Return the material word for word. Do not include pictures.

+++ RECORDED DATA

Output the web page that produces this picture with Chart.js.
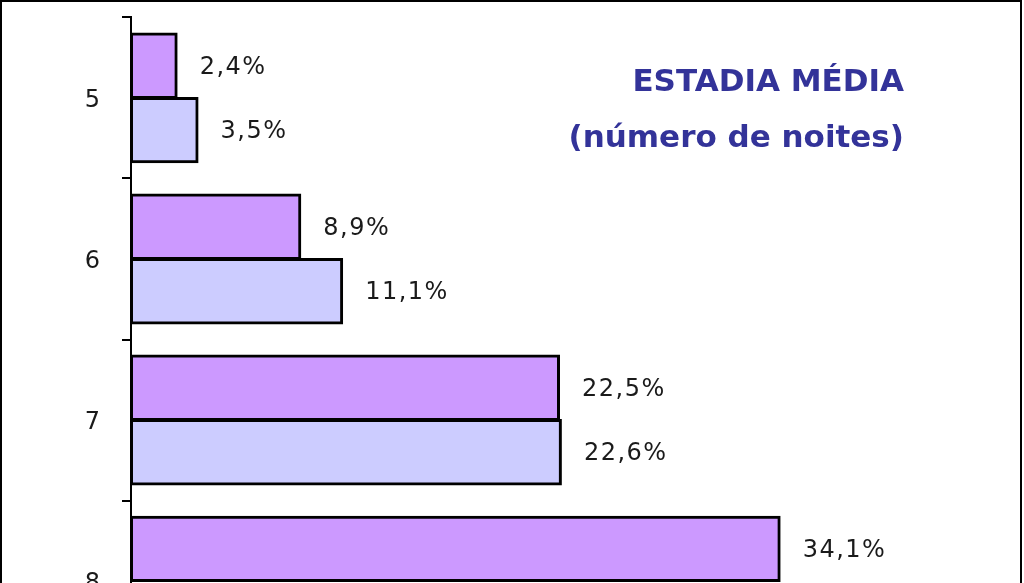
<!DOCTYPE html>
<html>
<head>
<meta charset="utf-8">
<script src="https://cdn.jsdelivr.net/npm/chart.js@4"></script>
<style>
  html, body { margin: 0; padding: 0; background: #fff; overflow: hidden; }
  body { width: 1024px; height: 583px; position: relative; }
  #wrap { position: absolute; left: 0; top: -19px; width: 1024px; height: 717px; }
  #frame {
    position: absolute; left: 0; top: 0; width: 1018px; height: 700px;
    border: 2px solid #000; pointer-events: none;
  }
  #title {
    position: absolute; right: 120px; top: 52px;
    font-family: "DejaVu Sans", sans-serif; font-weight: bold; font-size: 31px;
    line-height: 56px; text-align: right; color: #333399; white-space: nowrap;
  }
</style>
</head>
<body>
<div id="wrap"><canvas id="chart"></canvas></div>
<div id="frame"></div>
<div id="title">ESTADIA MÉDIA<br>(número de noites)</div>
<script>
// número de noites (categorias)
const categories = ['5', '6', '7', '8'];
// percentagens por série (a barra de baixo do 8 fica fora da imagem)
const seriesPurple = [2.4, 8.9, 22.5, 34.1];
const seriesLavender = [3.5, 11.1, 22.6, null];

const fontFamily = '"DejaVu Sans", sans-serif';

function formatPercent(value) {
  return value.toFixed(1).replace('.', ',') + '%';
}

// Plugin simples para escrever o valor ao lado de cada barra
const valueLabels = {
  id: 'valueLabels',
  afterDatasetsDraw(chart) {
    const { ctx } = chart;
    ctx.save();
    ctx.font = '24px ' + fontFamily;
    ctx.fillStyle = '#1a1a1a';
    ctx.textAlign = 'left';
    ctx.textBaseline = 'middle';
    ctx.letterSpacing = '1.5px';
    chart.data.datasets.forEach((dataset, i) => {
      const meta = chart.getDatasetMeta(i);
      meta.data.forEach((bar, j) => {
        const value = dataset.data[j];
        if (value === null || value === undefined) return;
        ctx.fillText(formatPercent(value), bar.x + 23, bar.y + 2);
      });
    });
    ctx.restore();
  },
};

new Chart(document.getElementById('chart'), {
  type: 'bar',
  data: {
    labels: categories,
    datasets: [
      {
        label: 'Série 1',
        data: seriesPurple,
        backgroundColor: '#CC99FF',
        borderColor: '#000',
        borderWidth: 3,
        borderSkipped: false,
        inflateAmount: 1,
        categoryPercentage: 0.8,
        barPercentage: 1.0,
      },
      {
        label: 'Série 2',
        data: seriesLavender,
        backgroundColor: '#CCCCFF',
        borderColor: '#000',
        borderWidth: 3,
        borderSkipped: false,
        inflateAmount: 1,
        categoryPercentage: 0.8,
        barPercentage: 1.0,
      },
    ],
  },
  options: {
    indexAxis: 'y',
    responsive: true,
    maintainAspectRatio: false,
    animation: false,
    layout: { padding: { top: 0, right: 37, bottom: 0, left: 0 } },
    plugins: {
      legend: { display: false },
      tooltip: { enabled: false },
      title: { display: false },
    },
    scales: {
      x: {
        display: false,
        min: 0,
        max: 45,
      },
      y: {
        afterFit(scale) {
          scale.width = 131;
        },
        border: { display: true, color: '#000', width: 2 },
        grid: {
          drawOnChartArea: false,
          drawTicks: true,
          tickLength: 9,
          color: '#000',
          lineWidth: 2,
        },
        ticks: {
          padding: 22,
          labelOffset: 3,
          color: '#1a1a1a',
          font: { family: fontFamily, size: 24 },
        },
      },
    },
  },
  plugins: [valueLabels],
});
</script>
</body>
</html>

++++++

**REPLY**
Output the web page that produces this picture with Chart.js.
<!DOCTYPE html>
<html>
<head>
<meta charset="utf-8">
<script src="https://cdn.jsdelivr.net/npm/chart.js@4"></script>
<style>
  html, body { margin: 0; padding: 0; background: #fff; overflow: hidden; }
  body { width: 1024px; height: 583px; position: relative; }
  #wrap { position: absolute; left: 0; top: -19px; width: 1024px; height: 717px; }
  #frame {
    position: absolute; left: 0; top: 0; width: 1018px; height: 700px;
    border: 2px solid #000; pointer-events: none;
  }
  #title {
    position: absolute; right: 120px; top: 52px;
    font-family: "DejaVu Sans", sans-serif; font-weight: bold; font-size: 31px;
    line-height: 56px; text-align: right; color: #333399; white-space: nowrap;
  }
</style>
</head>
<body>
<div id="wrap"><canvas id="chart"></canvas></div>
<div id="frame"></div>
<div id="title">ESTADIA MÉDIA<br>(número de noites)</div>
<script>
// número de noites (categorias)
const categories = ['5', '6', '7', '8'];
// percentagens por série (a barra de baixo do 8 fica fora da imagem)
const seriesPurple = [2.4, 8.9, 22.5, 34.1];
const seriesLavender = [3.5, 11.1, 22.6, null];

const fontFamily = '"DejaVu Sans", sans-serif';

function formatPercent(value) {
  return value.toFixed(1).replace('.', ',') + '%';
}

// Plugin simples para escrever o valor ao lado de cada barra
const valueLabels = {
  id: 'valueLabels',
  afterDatasetsDraw(chart) {
    const { ctx } = chart;
    ctx.save();
    ctx.font = '24px ' + fontFamily;
    ctx.fillStyle = '#1a1a1a';
    ctx.textAlign = 'left';
    ctx.textBaseline = 'middle';
    ctx.letterSpacing = '1.5px';
    chart.data.datasets.forEach((dataset, i) => {
      const meta = chart.getDatasetMeta(i);
      meta.data.forEach((bar, j) => {
        const value = dataset.data[j];
        if (value === null || value === undefined) return;
        ctx.fillText(formatPercent(value), bar.x + 23, bar.y + 2);
      });
    });
    ctx.restore();
  },
};

new Chart(document.getElementById('chart'), {
  type: 'bar',
  data: {
    labels: categories,
    datasets: [
      {
        label: 'Série 1',
        data: seriesPurple,
        backgroundColor: '#CC99FF',
        borderColor: '#000',
        borderWidth: 3,
        borderSkipped: false,
        inflateAmount: 1,
        categoryPercentage: 0.8,
        barPercentage: 1.0,
      },
      {
        label: 'Série 2',
        data: seriesLavender,
        backgroundColor: '#CCCCFF',
        borderColor: '#000',
        borderWidth: 3,
        borderSkipped: false,
        inflateAmount: 1,
        categoryPercentage: 0.8,
        barPercentage: 1.0,
      },
    ],
  },
  options: {
    indexAxis: 'y',
    responsive: true,
    maintainAspectRatio: false,
    animation: false,
    layout: { padding: { top: 0, right: 37, bottom: 0, left: 0 } },
    plugins: {
      legend: { display: false },
      tooltip: { enabled: false },
      title: { display: false },
    },
    scales: {
      x: {
        display: false,
        min: 0,
        max: 45,
      },
      y: {
        afterFit(scale) {
          scale.width = 131;
        },
        border: { display: true, color: '#000', width: 2 },
        grid: {
          drawOnChartArea: false,
          drawTicks: true,
          tickLength: 9,
          color: '#000',
          lineWidth: 2,
        },
        ticks: {
          padding: 22,
          labelOffset: 3,
          color: '#1a1a1a',
          font: { family: fontFamily, size: 24 },
        },
      },
    },
  },
  plugins: [valueLabels],
});
</script>
</body>
</html>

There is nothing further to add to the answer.